BHM: Robert Smalls Made Gigantic Strides

BHM: Robert Smalls Made Gigantic Strides

Peyton Markel, Staff Writer

Before dawn on May 13, 1862, a black slave named Robert Smalls would make history in less than four hours. In the midst of the Civil War, this black male slave would commandeer an armed Confederate ship and then deliver its 17 black passengers (nine men, five women and three children) from slavery to freedom. As said by Aderrion Mills, a sophomore, “He did an amazing job; he freed 17 slaves in a time where freeing even one was nearly impossible. He’s a real hero!” Who was this brave man?

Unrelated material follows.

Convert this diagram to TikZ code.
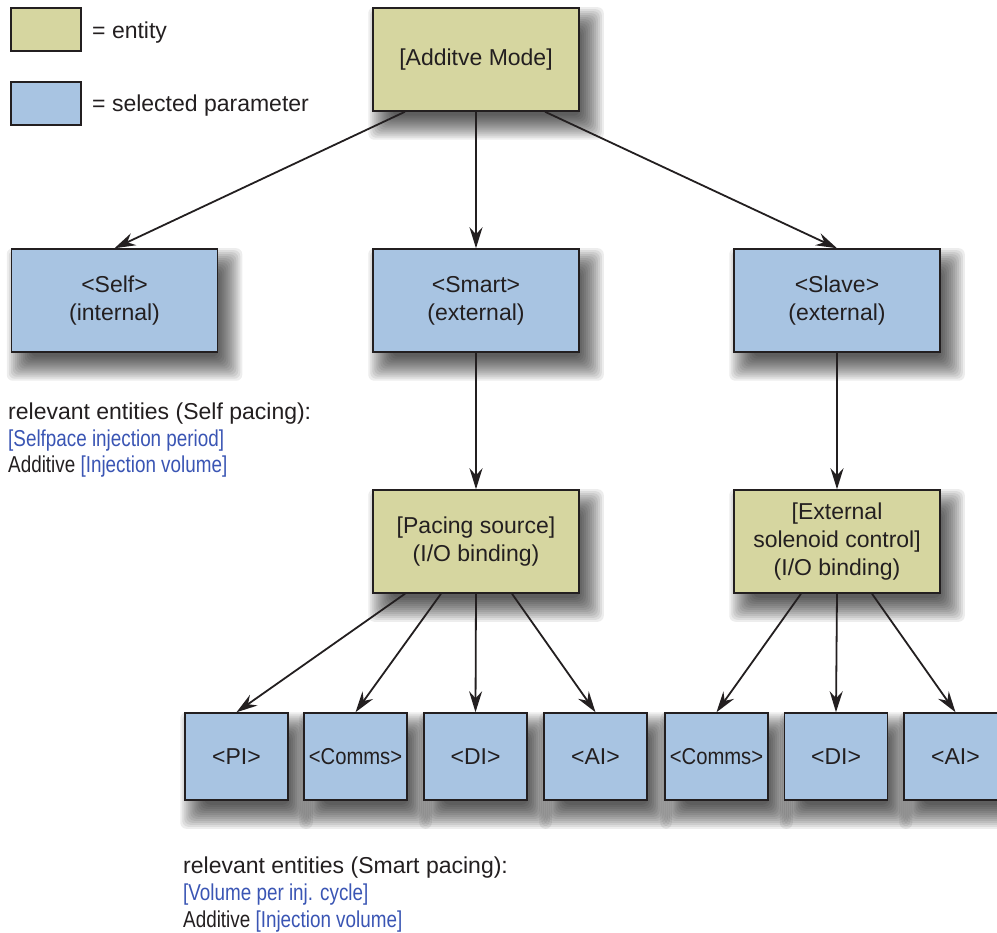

Robert Smalls was born in 1839 to a woman named Lydia Polite, a black slave owned by Henry McKee. She gave birth to him in a cabin behind McKee’s house, at 511 Prince St. in Beaufort, South Carolina. His mother lived as a servant in the house but grew up under the harsh South Carolina sun in the fields. It is still not clear who Smalls’ father was. It is theorized to be one of the McKee family or one of the individuals who ran the plantation. What is clear is that the McKee family immediately favored Robert Smalls over the other slave children, so much so that his mother worried he would reach maturity without grasping the horrors of the institution into which he was born. To educate him, from a young age, she arranged for him to be sent into the fields to work and watch slaves at “the whipping post.”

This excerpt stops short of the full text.